* _Records for the task_:
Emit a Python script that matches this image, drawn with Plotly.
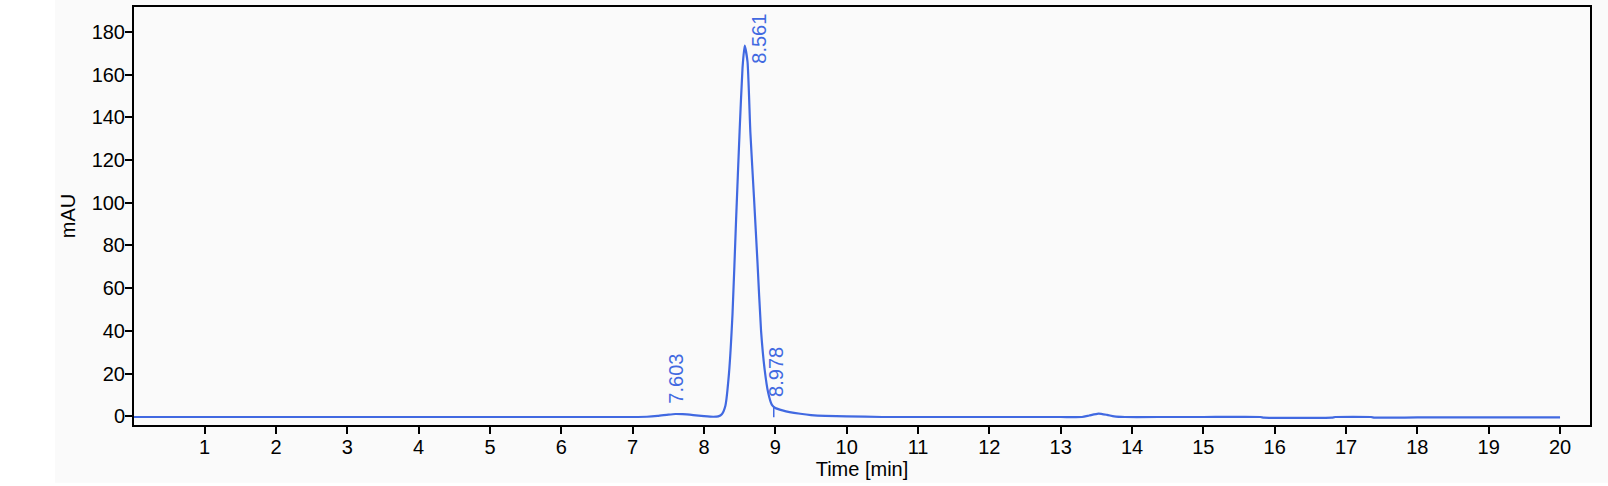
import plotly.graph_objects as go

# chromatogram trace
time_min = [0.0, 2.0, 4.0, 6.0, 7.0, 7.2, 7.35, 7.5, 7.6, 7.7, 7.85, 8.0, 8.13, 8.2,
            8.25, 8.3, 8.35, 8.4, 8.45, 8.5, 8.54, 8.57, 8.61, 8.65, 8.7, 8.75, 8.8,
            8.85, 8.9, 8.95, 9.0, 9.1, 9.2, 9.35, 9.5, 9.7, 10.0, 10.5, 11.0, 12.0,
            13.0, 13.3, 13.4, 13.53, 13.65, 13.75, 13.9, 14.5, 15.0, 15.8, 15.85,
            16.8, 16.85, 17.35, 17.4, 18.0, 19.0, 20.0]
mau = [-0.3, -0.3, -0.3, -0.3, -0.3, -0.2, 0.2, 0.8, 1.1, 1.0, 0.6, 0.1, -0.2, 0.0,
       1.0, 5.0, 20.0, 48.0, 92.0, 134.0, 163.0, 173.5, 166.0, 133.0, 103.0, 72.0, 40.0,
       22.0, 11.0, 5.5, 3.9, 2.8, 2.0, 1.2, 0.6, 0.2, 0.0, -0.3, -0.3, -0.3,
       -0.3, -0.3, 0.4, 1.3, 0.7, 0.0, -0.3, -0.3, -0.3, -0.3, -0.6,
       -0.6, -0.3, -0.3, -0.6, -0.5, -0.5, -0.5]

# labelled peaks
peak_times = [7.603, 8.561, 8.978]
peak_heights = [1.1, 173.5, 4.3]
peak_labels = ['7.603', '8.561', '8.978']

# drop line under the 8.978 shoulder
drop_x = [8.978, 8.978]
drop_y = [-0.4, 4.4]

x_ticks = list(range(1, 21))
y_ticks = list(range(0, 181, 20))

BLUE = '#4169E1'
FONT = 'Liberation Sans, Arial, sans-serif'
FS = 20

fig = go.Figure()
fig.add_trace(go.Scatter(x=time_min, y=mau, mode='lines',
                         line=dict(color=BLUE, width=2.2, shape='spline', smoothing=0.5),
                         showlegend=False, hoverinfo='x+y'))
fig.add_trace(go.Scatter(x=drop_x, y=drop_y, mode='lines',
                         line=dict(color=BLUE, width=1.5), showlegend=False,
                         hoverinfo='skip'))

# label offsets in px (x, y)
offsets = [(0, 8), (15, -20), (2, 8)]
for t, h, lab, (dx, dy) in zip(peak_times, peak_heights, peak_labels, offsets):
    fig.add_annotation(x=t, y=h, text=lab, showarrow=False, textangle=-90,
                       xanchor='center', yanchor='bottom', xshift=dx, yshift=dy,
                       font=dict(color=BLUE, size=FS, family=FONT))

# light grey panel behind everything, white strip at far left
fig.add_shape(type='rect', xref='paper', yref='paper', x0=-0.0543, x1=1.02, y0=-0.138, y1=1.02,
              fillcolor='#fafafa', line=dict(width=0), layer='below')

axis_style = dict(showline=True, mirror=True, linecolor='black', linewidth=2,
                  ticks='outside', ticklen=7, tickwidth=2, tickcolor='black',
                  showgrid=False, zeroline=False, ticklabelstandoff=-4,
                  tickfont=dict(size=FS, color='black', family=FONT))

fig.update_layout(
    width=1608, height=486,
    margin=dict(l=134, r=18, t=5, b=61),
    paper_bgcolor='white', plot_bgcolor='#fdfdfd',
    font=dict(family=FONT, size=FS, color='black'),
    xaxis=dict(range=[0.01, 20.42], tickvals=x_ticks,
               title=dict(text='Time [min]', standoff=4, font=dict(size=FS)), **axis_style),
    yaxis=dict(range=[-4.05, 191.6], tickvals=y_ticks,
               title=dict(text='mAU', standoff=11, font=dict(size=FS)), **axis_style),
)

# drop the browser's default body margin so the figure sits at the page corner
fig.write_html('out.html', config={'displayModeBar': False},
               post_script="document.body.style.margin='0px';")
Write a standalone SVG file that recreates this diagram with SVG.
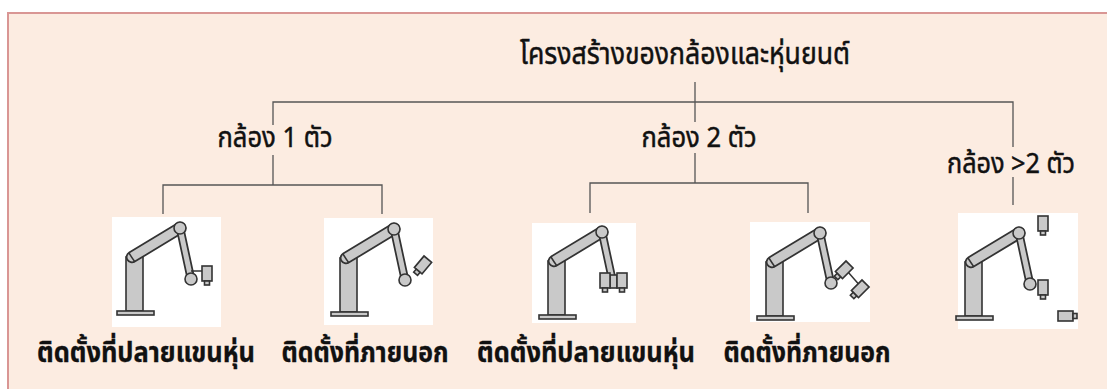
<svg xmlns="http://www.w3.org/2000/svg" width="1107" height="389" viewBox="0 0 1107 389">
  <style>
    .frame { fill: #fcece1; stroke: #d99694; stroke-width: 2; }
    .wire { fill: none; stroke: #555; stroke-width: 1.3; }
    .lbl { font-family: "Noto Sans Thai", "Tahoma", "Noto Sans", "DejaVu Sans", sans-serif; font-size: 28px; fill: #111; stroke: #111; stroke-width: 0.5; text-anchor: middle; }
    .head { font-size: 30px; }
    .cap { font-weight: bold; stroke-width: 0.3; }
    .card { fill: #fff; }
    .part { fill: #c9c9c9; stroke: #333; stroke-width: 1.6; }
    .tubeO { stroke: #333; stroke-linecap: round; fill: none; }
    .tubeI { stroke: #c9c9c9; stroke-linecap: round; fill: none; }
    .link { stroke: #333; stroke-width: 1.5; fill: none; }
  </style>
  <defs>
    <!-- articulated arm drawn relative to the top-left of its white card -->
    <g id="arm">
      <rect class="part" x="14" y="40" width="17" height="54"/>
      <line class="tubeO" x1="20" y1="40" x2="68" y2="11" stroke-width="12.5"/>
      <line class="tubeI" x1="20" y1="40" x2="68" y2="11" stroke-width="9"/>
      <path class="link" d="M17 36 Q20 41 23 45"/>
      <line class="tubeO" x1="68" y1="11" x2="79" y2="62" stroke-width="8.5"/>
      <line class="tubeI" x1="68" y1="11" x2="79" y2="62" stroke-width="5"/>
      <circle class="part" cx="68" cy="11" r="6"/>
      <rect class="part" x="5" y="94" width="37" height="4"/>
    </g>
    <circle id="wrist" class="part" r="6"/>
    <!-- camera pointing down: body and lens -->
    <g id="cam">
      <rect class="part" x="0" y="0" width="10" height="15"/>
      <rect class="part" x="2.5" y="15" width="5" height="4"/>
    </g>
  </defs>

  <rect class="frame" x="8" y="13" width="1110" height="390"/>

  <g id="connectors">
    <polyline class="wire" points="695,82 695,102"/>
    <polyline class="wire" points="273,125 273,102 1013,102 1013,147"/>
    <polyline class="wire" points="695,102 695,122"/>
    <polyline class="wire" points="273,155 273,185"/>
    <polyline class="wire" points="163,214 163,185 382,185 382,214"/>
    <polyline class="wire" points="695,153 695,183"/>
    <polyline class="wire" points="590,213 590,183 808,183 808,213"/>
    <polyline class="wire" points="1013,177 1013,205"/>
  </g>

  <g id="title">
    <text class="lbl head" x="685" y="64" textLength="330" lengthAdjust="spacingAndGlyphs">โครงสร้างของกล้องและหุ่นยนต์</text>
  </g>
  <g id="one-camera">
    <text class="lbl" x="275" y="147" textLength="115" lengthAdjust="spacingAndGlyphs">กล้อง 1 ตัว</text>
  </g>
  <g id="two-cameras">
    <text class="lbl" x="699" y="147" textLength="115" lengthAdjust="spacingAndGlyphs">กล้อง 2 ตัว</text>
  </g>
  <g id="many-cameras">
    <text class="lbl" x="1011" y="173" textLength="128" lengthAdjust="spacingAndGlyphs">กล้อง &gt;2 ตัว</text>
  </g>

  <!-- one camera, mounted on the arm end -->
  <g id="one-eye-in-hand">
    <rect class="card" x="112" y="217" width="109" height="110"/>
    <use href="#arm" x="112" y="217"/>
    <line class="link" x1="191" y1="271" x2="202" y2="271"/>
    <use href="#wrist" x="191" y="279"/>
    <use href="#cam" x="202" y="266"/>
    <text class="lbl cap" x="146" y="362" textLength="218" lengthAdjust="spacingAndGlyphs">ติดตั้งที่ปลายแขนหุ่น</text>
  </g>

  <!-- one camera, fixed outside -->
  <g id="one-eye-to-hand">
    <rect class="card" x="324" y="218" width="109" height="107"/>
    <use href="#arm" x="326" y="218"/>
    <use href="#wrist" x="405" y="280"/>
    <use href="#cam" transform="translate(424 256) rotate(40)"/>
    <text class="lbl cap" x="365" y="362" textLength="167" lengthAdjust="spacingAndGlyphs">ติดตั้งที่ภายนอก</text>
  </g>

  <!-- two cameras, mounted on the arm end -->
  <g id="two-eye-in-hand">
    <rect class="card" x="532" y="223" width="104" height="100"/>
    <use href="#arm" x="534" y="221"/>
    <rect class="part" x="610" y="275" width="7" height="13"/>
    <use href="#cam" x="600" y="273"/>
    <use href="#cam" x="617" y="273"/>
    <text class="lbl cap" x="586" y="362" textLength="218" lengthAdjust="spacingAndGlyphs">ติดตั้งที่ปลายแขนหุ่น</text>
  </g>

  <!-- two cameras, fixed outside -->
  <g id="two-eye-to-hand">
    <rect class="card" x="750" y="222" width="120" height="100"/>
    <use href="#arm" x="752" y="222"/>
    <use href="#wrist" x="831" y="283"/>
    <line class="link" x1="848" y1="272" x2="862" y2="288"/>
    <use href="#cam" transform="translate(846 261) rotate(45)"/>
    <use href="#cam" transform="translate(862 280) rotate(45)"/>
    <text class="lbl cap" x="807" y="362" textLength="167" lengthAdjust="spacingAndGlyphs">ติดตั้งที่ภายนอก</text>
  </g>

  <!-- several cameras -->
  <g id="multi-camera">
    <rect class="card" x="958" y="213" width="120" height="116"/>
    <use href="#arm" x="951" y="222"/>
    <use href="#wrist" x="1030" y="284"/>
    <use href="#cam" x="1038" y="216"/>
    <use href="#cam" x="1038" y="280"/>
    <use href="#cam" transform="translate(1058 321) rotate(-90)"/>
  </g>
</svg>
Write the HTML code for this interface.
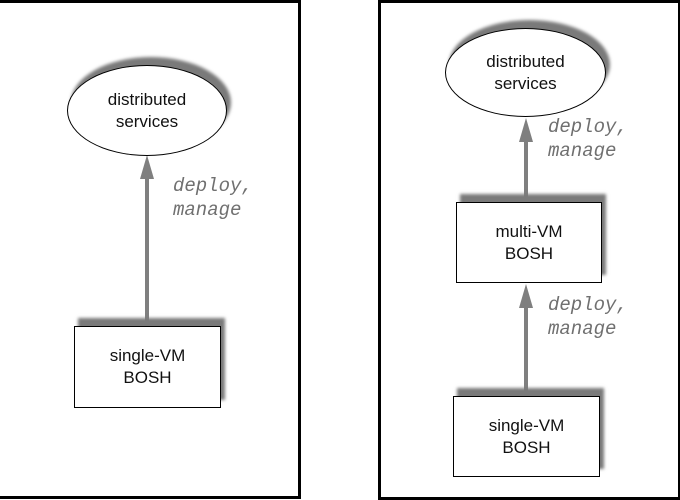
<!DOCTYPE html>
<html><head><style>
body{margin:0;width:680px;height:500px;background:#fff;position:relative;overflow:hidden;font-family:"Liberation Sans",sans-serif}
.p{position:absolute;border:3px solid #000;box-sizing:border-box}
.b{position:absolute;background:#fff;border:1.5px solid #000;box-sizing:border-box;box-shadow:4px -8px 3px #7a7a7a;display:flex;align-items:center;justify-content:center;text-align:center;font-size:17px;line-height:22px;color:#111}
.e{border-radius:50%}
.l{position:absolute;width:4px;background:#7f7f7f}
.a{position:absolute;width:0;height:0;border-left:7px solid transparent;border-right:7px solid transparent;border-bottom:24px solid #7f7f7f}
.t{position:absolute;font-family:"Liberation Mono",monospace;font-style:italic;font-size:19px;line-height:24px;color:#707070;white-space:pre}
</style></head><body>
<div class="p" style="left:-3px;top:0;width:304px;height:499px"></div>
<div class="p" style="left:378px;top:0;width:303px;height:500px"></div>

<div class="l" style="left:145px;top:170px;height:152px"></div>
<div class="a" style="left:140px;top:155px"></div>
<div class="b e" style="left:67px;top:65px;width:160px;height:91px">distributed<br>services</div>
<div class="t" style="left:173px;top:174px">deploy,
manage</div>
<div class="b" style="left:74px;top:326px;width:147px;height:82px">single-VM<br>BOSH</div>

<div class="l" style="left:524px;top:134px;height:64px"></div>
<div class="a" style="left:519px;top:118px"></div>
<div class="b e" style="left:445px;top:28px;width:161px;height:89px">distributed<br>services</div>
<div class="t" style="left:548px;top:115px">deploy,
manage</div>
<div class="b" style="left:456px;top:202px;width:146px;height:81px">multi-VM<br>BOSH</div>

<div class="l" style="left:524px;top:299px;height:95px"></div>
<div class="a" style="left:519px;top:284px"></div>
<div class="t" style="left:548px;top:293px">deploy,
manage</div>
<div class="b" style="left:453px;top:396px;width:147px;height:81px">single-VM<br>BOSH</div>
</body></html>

* _Short task_: Starting at the line that contains "Write the HTML code for this interface.", write out every line through the final line of the entries, word for word; skip any pictures.

* _Written answer_:
Write the HTML code for this interface.
<!DOCTYPE html>
<html><head><style>
body{margin:0;width:680px;height:500px;background:#fff;position:relative;overflow:hidden;font-family:"Liberation Sans",sans-serif}
.p{position:absolute;border:3px solid #000;box-sizing:border-box}
.b{position:absolute;background:#fff;border:1.5px solid #000;box-sizing:border-box;box-shadow:4px -8px 3px #7a7a7a;display:flex;align-items:center;justify-content:center;text-align:center;font-size:17px;line-height:22px;color:#111}
.e{border-radius:50%}
.l{position:absolute;width:4px;background:#7f7f7f}
.a{position:absolute;width:0;height:0;border-left:7px solid transparent;border-right:7px solid transparent;border-bottom:24px solid #7f7f7f}
.t{position:absolute;font-family:"Liberation Mono",monospace;font-style:italic;font-size:19px;line-height:24px;color:#707070;white-space:pre}
</style></head><body>
<div class="p" style="left:-3px;top:0;width:304px;height:499px"></div>
<div class="p" style="left:378px;top:0;width:303px;height:500px"></div>

<div class="l" style="left:145px;top:170px;height:152px"></div>
<div class="a" style="left:140px;top:155px"></div>
<div class="b e" style="left:67px;top:65px;width:160px;height:91px">distributed<br>services</div>
<div class="t" style="left:173px;top:174px">deploy,
manage</div>
<div class="b" style="left:74px;top:326px;width:147px;height:82px">single-VM<br>BOSH</div>

<div class="l" style="left:524px;top:134px;height:64px"></div>
<div class="a" style="left:519px;top:118px"></div>
<div class="b e" style="left:445px;top:28px;width:161px;height:89px">distributed<br>services</div>
<div class="t" style="left:548px;top:115px">deploy,
manage</div>
<div class="b" style="left:456px;top:202px;width:146px;height:81px">multi-VM<br>BOSH</div>

<div class="l" style="left:524px;top:299px;height:95px"></div>
<div class="a" style="left:519px;top:284px"></div>
<div class="t" style="left:548px;top:293px">deploy,
manage</div>
<div class="b" style="left:453px;top:396px;width:147px;height:81px">single-VM<br>BOSH</div>
</body></html>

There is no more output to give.